| WHAT IS EXPECTED |
Scan the material and copy every line in which "with" appears.

^^^^^^^^

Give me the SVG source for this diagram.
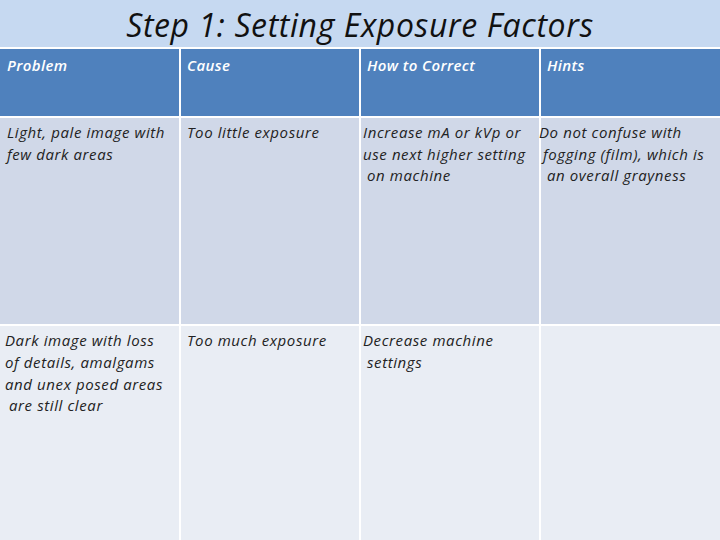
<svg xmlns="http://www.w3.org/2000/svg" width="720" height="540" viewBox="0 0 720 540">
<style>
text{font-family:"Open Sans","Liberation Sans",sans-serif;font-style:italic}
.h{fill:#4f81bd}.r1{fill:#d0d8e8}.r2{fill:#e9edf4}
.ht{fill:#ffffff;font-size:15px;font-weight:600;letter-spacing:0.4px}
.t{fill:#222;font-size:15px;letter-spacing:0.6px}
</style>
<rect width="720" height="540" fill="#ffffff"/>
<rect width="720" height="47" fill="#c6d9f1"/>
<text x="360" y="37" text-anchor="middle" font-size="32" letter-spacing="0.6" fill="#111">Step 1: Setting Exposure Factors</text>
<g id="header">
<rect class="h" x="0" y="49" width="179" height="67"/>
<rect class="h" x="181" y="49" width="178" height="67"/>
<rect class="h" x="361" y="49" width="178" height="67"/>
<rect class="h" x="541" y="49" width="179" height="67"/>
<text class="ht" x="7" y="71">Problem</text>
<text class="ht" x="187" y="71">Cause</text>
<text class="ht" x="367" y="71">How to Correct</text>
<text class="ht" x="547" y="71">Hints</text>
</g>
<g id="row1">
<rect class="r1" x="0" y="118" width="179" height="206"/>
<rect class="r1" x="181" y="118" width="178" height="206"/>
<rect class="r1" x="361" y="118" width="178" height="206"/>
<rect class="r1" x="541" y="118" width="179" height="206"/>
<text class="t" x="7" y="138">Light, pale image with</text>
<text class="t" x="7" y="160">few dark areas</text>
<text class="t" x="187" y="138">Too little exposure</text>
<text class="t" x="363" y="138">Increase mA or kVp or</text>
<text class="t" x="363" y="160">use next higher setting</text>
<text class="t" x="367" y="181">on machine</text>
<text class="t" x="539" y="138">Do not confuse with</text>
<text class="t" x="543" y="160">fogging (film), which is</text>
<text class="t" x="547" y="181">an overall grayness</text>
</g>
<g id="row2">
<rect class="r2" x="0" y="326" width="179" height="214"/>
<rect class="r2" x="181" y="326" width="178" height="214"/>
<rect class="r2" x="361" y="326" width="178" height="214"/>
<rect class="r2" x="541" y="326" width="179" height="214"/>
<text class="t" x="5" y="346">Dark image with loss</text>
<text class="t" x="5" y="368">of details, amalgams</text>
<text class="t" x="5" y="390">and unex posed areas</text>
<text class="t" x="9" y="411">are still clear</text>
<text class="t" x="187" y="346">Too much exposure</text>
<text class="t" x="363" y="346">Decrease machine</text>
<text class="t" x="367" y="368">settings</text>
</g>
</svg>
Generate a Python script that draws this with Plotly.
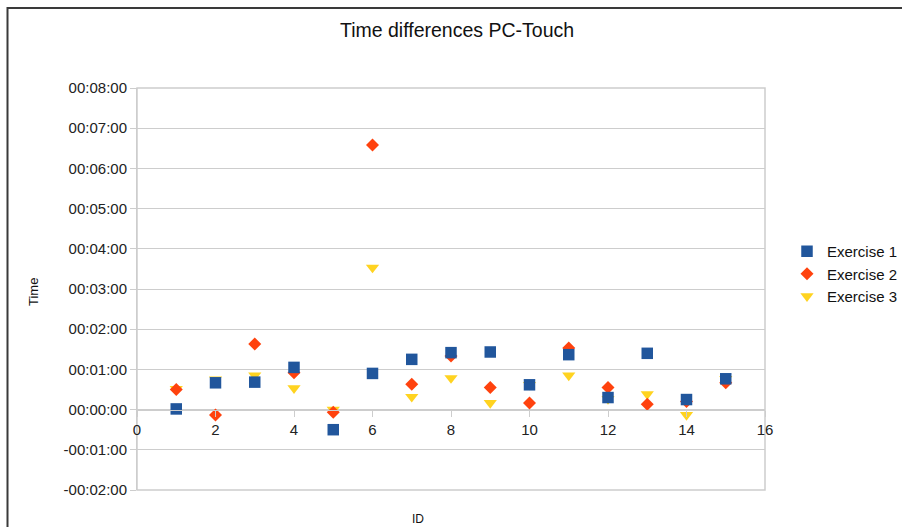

^^^^^^^^

| EXERCISE SOLUTION |
<text class="t" x="7" y="138">Light, pale image with</text>
<text class="t" x="539" y="138">Do not confuse with</text>
<text class="t" x="5" y="346">Dark image with loss</text>
Generate a Python script that draws this with Plotly.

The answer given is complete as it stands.